A segunda edição apresenta Lois Lane e a equipe do Planeta Diário na busca pela matéria mais importante do ano. Lois está bem caracterizada, assim como a equipe do jornal, e passa todo o capítulo buscando a primeira entrevista com o novo herói. Ousada, provoca um acidente de carro para ser salva e assim entrevistar o Superman, mas de nada adiantou: um novo repórter já havia escrito a matéria e seu nome era Clark Kent. Isso fez com que a relação entre os dois colegas fosse de rivalidade, pois Lois jamais o perdoaria por ter roubado seu furo de reportagem.
As edições seguintes apresentam, cada uma, um aspecto da vida do herói focando em seus coadjuvantes. Temos então o primeiro encontro com Lex Luthor (não mais um gênio do mal e sim um mega-empresário inescrupuloso), com o Batman (e a relação entre os dois não seria mais de “superamigos”, e sim de leve rivalidade), com Bizarro (uma tentativa de Luthor clonar o Homem de Aço que deu muito errado)… Até a última edição, na qual ele retorna a Smallville e descobre sua verdadeira origem.
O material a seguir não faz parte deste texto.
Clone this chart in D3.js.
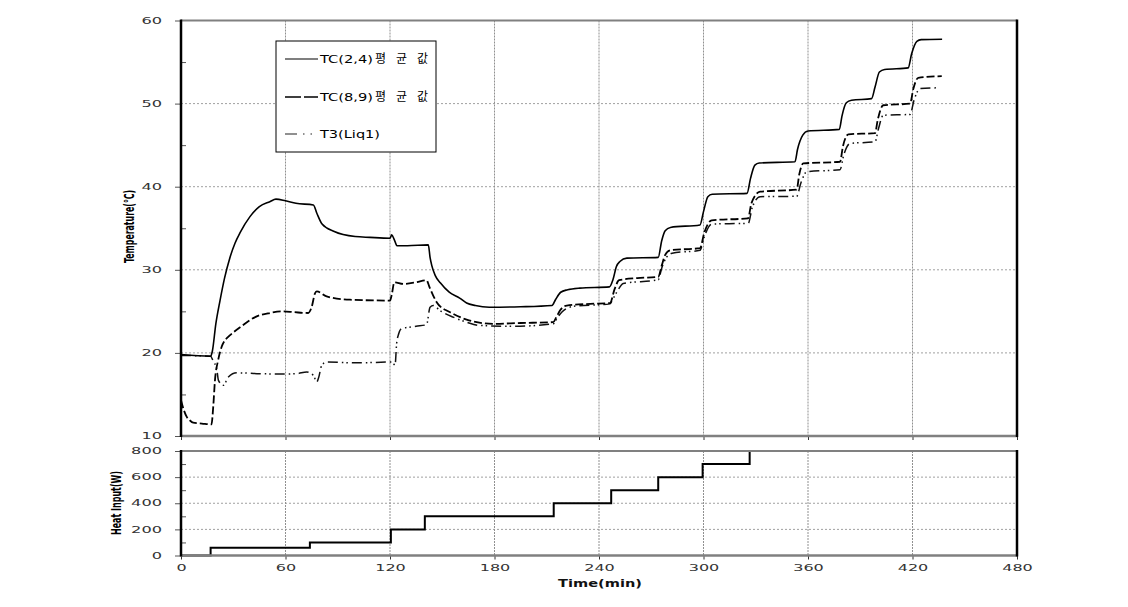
<!DOCTYPE html>
<html><head><meta charset="utf-8">
<script src="https://cdn.jsdelivr.net/npm/d3@7"></script>
<style>
body{margin:0;background:#fff;}
text{font-family:"DejaVu Sans","Noto Sans CJK KR",sans-serif;}
</style></head>
<body><svg id="c" width="1128" height="607"></svg>
<script>
// ---- data ----
const timeTicks = [0,60,120,180,240,300,360,420,480];
const tempTicks = [10,20,30,40,50,60];
const heatTicks = [0,200,400,600,800];
const seriesNames = ["TC(2,4)","TC(8,9)","T3(Liq1)"];
const seriesSuffix = ["평균값","평균값",""];

const tc24_t = [0,17,18,20,22.4,25,28,31,34,39.6,45,51,54.5,60,66,76,78,81,88,100,108.5,120,121,122.5,124,130,142,143,144,146,149,154,160,164,169,177,195,213,215,218,222,229,246,248,250,252,256,274,276,278,281,298,300,302.5,305,325,327,329.5,332,352.5,354,357,360,378,379.5,382,385,396.5,398.5,401,404,417.5,419.5,422.5,425,437];
const tc24_v = [19.8,19.6,20.2,23.5,26.3,29,31.4,33.2,34.5,36.4,37.6,38.2,38.5,38.3,38.0,37.8,36.8,35.5,34.6,34.0,33.9,33.8,34.2,33.6,32.9,32.9,33.0,31.5,30.5,29.3,28.4,27.3,26.6,26.0,25.7,25.5,25.55,25.7,26.4,27.3,27.6,27.8,27.95,28.8,30.4,31.0,31.4,31.5,33.5,34.7,35.1,35.4,37.0,38.8,39.1,39.2,41.0,42.6,42.85,43.0,44.5,46.2,46.7,46.9,48.5,50.1,50.4,50.6,52.0,53.8,54.1,54.3,56.0,57.5,57.7,57.75];

const tc89_t = [0,1.5,3.3,5,7,12,17.5,18.5,19.5,21.3,23.3,26,28,34,43.5,51,58.5,65,73,75,77,78,83.6,97,120,121,122.5,127.6,135,141,142.5,144.8,146.8,150.6,152.5,164,179,195,213.7,215.5,217.6,221.5,235,246.3,249,251.5,262,274,276,278,280.8,298,300.5,304.7,325.6,327.5,332.5,353.5,355,357.3,378.4,380,383.2,398.5,400,403.2,418.6,420.5,423.3,436.8];
const tc89_v = [14.3,13.2,12.3,11.9,11.6,11.5,11.4,13.5,16.7,19.1,20.7,21.7,22.1,23.1,24.4,24.8,25.0,24.9,24.8,25.5,27.2,27.4,26.8,26.4,26.3,27.0,28.5,28.3,28.5,28.75,28.0,26.9,26.1,25.3,25.1,24.0,23.5,23.6,23.7,24.3,25.1,25.7,25.9,26.0,27.7,28.75,29.0,29.15,30.5,31.8,32.35,32.6,34.5,35.96,36.2,38.0,39.4,39.65,41.5,42.8,43.0,44.8,46.3,46.45,48.0,49.8,50.0,51.8,53.1,53.3];

const t3_t = [0,17,18.5,20.5,21.5,24.3,27.2,32,45,57,66.4,72.2,76,78,79,80.8,83.6,100.9,121,122,122.9,123.8,125,126.5,135,141,143,144.9,148.7,156.3,164,171.7,190.7,213.8,216,218.6,225.3,246.3,248,250.2,253.9,274,276,278.9,282,298,300.5,304.7,325.7,328,332.5,353.5,356,359.3,378.4,380.5,384.1,398.5,400.5,403.2,418.6,421,424.3,434.8];
const t3_v = [19.7,19.6,19.0,18.1,16.7,16.1,17.1,17.6,17.5,17.45,17.5,17.7,17.3,16.5,17.0,18.5,18.9,18.8,18.9,18.7,18.5,21.1,22.3,22.9,23.2,23.4,25.5,25.7,25.1,24.3,23.7,23.3,23.2,23.5,24.2,24.9,25.6,25.9,26.5,27.3,28.35,28.8,30.2,31.55,32.0,32.35,34.0,35.5,35.6,37.5,38.8,38.85,40.5,41.8,42.05,43.8,45.2,45.4,47.0,48.6,48.7,50.5,51.8,51.9];

const heat_t = [0,17,74,120.5,140,214,247,274,299.5,326.5];
const heat_v = [0,60,100,200,300,400,500,600,700,800];

// ---- chart ----
const svg = d3.select("#c");
const x = d3.scaleLinear().domain([0,480]).range([181,1017]);
const yT = d3.scaleLinear().domain([10,60]).range([436,20.5]);
const yH = d3.scaleLinear().domain([0,800]).range([555.5,451]);

function grid(y, vals, y0, y1){
  const g = svg.append("g");
  g.selectAll("line.h").data(vals).join("line")
    .attr("x1",x(0)).attr("x2",x(480)).attr("y1",d=>y(d)).attr("y2",d=>y(d))
    .attr("stroke","#a0a0a0").attr("stroke-width",1).attr("stroke-dasharray","2,2");
  g.selectAll("line.v").data(timeTicks.slice(1,-1)).join("line")
    .attr("x1",d=>x(d)).attr("x2",d=>x(d)).attr("y1",y0).attr("y2",y1)
    .attr("stroke","#909090").attr("stroke-width",1).attr("stroke-dasharray","2,1");
}
grid(yT,[20,30,40,50],yT(60),yT(10));
grid(yH,[200,400,600],yH(800),yH(0));

function frame(y0,y1){
  svg.append("line").attr("x1",x(0)).attr("x2",x(480)).attr("y1",y0).attr("y2",y0).attr("stroke","#808080").attr("stroke-width",2);
  svg.append("line").attr("x1",x(0)).attr("x2",x(480)).attr("y1",y1).attr("y2",y1).attr("stroke","#808080").attr("stroke-width",2.5);
  svg.append("line").attr("x1",x(0)).attr("x2",x(0)).attr("y1",y0-1).attr("y2",y1+1).attr("stroke","#000").attr("stroke-width",2.5);
  svg.append("line").attr("x1",x(480)).attr("x2",x(480)).attr("y1",y0-1).attr("y2",y1+1).attr("stroke","#000").attr("stroke-width",2.5);
}

function styleAxis(g, charW){
  g.select(".domain").remove();
  g.selectAll(".tick line").attr("stroke","#555");
  g.selectAll(".tick text").attr("fill","#333").style("font-size","8.5px")
    .each(function(){ const n=this.textContent.length; d3.select(this).attr("textLength",n*charW).attr("lengthAdjust","spacingAndGlyphs"); });
}

// lines
const lineT = d3.line().x(d=>x(d[0])).y(d=>yT(d[1])).curve(d3.curveMonotoneX);
const zip = (a,b)=>a.map((t,i)=>[t,b[i]]);
const styles = [
  {dash:null, w:1.6, c:"#000"},
  {dash:"8,3", w:1.8, c:"#000"},
  {dash:"10,4,1.5,3,1.5,4", w:1.5, c:"#111"}
];
const seriesData = [zip(tc24_t,tc24_v), zip(tc89_t,tc89_v), zip(t3_t,t3_v)];
[2,1,0].forEach(i=>{
  svg.append("path").datum(seriesData[i]).attr("d",lineT)
    .attr("fill","none").attr("stroke",styles[i].c).attr("stroke-width",styles[i].w)
    .attr("stroke-dasharray",styles[i].dash);
});

const lineH = d3.line().x(d=>x(d[0])).y(d=>yH(d[1])).curve(d3.curveStepAfter);
svg.append("path").datum(zip(heat_t,heat_v)).attr("d",lineH)
  .attr("fill","none").attr("stroke","#000").attr("stroke-width",2);

// y axes
const gyT = svg.append("g").attr("transform",`translate(${x(0)},0)`)
  .call(d3.axisLeft(yT).tickValues(tempTicks).tickSize(6).tickPadding(13).tickFormat(d3.format("d")));
styleAxis(gyT,10.3);
svg.append("g").attr("transform",`translate(${x(0)},0)`)
  .call(d3.axisRight(yT).tickValues([15,25,35,45,55]).tickSize(5).tickFormat(""))
  .call(g=>{g.select(".domain").remove(); g.selectAll(".tick line").attr("stroke","#555");});

const gyH = svg.append("g").attr("transform",`translate(${x(0)},0)`)
  .call(d3.axisLeft(yH).tickValues(heatTicks).tickSize(6).tickPadding(13).tickFormat(d3.format("d")));
styleAxis(gyH,10.3);
svg.append("g").attr("transform",`translate(${x(0)},0)`)
  .call(d3.axisRight(yH).tickValues([100,300,500,700]).tickSize(5).tickFormat(""))
  .call(g=>{g.select(".domain").remove(); g.selectAll(".tick line").attr("stroke","#555");});

// x axes
svg.append("g").attr("transform",`translate(0,${yT(10)})`)
  .call(d3.axisBottom(x).tickValues(timeTicks).tickSize(4).tickFormat(""))
  .call(g=>{g.select(".domain").remove(); g.selectAll(".tick line").attr("stroke","#333");});
const gx = svg.append("g").attr("transform",`translate(0,${yH(0)})`)
  .call(d3.axisBottom(x).tickValues(timeTicks).tickSize(4).tickPadding(5).tickFormat(d3.format("d")));
styleAxis(gx,10.2);
gx.selectAll(".tick line").attr("stroke","#333");

frame(yT(60),yT(10));
frame(yH(800),yH(0));

// legend
const lg = svg.append("g");
lg.append("rect").attr("x",276).attr("y",41).attr("width",160).attr("height",111)
  .attr("fill","#fff").attr("stroke","#000").attr("stroke-width",1);
const legY = [59,97,134];
const legDash = [null,"16,3","12,6,1.5,6,1.5,6"];
const legLen = [53,53,60];
seriesNames.forEach((n,i)=>{
  lg.append("line").attr("x1",285).attr("x2",318).attr("y1",legY[i]).attr("y2",legY[i])
    .attr("stroke",i==2?"#222":"#000").attr("stroke-width",i==1?1.6:1.2).attr("stroke-dasharray",legDash[i]);
  const t = lg.append("text").attr("y",legY[i]+4).style("font-size","11px").attr("fill","#000");
  t.append("tspan").attr("x",320).text(n)
    .attr("textLength",legLen[i]).attr("lengthAdjust","spacingAndGlyphs");
  if(seriesSuffix[i]){
    t.append("tspan").attr("x",375).text(seriesSuffix[i]).style("font-size","12px")
      .attr("textLength",53).attr("lengthAdjust","spacing");
  }
});

// axis titles
svg.append("text").attr("transform","translate(134,226.5) rotate(-90)").attr("text-anchor","middle")
  .text("Temperature(℃)").style("font-size","14px").style("font-weight","bold")
  .attr("textLength",73).attr("lengthAdjust","spacingAndGlyphs");
svg.append("text").attr("transform","translate(121,503) rotate(-90)").attr("text-anchor","middle")
  .text("Heat Input(W)").style("font-size","14px").style("font-weight","bold")
  .attr("textLength",64).attr("lengthAdjust","spacingAndGlyphs");
svg.append("text").attr("x",600).attr("y",587).attr("text-anchor","middle")
  .text("Time(min)").style("font-size","11px").style("font-weight","bold").attr("fill","#111")
  .attr("textLength",84).attr("lengthAdjust","spacingAndGlyphs");
</script></body></html>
Infelizmente, muitos “ganchos” espalhados pela história não são explicados. Claro que, nas edições posteriores de John Byrne, tudo fica esclarecido (quem é a figura misteriosa que o observa? por que ele passa mal ao chegar perto da nave?), mas falta um pouco de ação no último capítulo. Entretanto, a representação do Superman como um ideal a ser seguido é excelente, e Byrne consegue fazê-lo ser um bom-moço sem parecer chato. Em uma época em que os quadrinhos estavam começando a se tornar mais sombrios, é importante ver o Superman sorrindo com tanta frequência, voando com suas cores vivas e brilhantes pelos céus da Cidade do Amanhã.